Sin embargo, regreso a la comunidad de
pescadores que no fue configurada por la crítica para suplir funciones de público cooperante. La eficacia en
contrario se consolida cuando una escritora se quema los antebrazos en las
rejillas de la cocina y se tijeretea el pelo como tiñosa, al ser claudicada por
una escena-de-celos. Es aquí donde se
establece la frontera constituyente, cuando un acto histérico es re/elaborado
para ser simbólicamente rentabilizada por profesionales del ramo, que ya se han
dispuesto a operar como garantizadores de la singularidad excluyente de una acción,
que debe cumplir con el protocolo garantizado para ser invertida en acción de arte.
El registro fotográfico de la puesta-en-escena
de los efectos de la escena-primera (y primaria) será, no solo testimonio probatorio,
sino más aún: le será otorgado el estatuto de obra plástica, en plena disputa
por la representabilidad del cuerpo doloroso de la sociedad, definida para
dichos efectos, como zona-de-dolor.
Respecto de esta construcción de público cooperante, un artista eminente,
de los más respetables por la pulcritud de sus gestos, ya verán, se me acerca
para hacer el comentario siguiente: “no hay performance
más feroz que levantar por las axilas el cuerpo tibio de tu padre para vestirlo”.
Pero nadie lo habrá visto. Ha sido un
acto privado. La cooperación representativa requiere que este nuevo arte sea, “fundamentalmente”,
puesta-en-escena.
Entonces, el comentario del artista pronunciado
en voz baja –para quien está dispuesto y disponible a entender- resuena como contra forma de la conversión eufórica
de una escena-de-celos en acción-de-arte. El denominador común que
autoriza la analogía es el significante vestimentario: un traje. Desde ahí, la
sociedad chilena de 1980 será dividida entre quienes no tienen cuerpo para
llevar la ropa, y aquellos que tienen ropa de sobra para cubrir la encarnación
de un cuerpo, como si éste fuera una mano que recibe un guante a la medida.
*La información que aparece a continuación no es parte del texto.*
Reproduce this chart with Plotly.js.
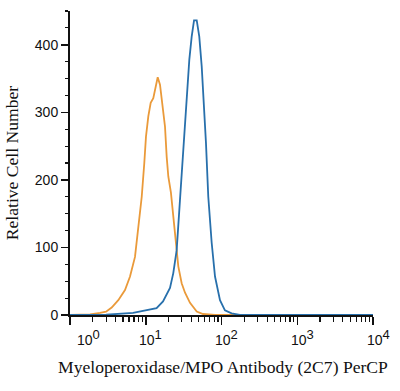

Lo que se debe saber, de 1960, sin embargo, es
que en la planta de los pies desnudos de cada uno de los cuerpos de los
ajusticiados por el FLN había impreso
un timbre de goma, para que nadie fuera a poner en duda la autoría. Lo que
sorprende, en 1970 por ejemplo, es que se considera que esos sujetos han sido
bien ajusticiados, introduciendo en nuestra historia cercana la distinción entre
muertos buenos y muertos malos. No
bastaba dar muerte, sino poner la firma, cosificando a la víctima para su
inmediata conversión en carne dispuesta al desposte. Años más tarde, ya a
finales de los noventa, en el curso de un trabajo curatorial sustituto, pude
advertir la ostentosa (y agresiva) ingenuidad de artistas que fabricaban vanitas con el registro de cadáveres ya
etiquetados en la morgue de una ciudad. La moraleja era que la escena artística
necesitaba ser convertida en una morgue, en que se debía reconocer el trabajo
forense como procedimiento garantizador de un público cooperante cada vez más sofisticado.
La gran victoria del arte chileno en esta última
década ha sido lograr que se fijara un
precio a los impresos producidos como suplementos (excesos formales
regulados) de obra.
La “gran obra” del período no habrá sido más que
suplemento. Lo que hace (la) falta es la obra.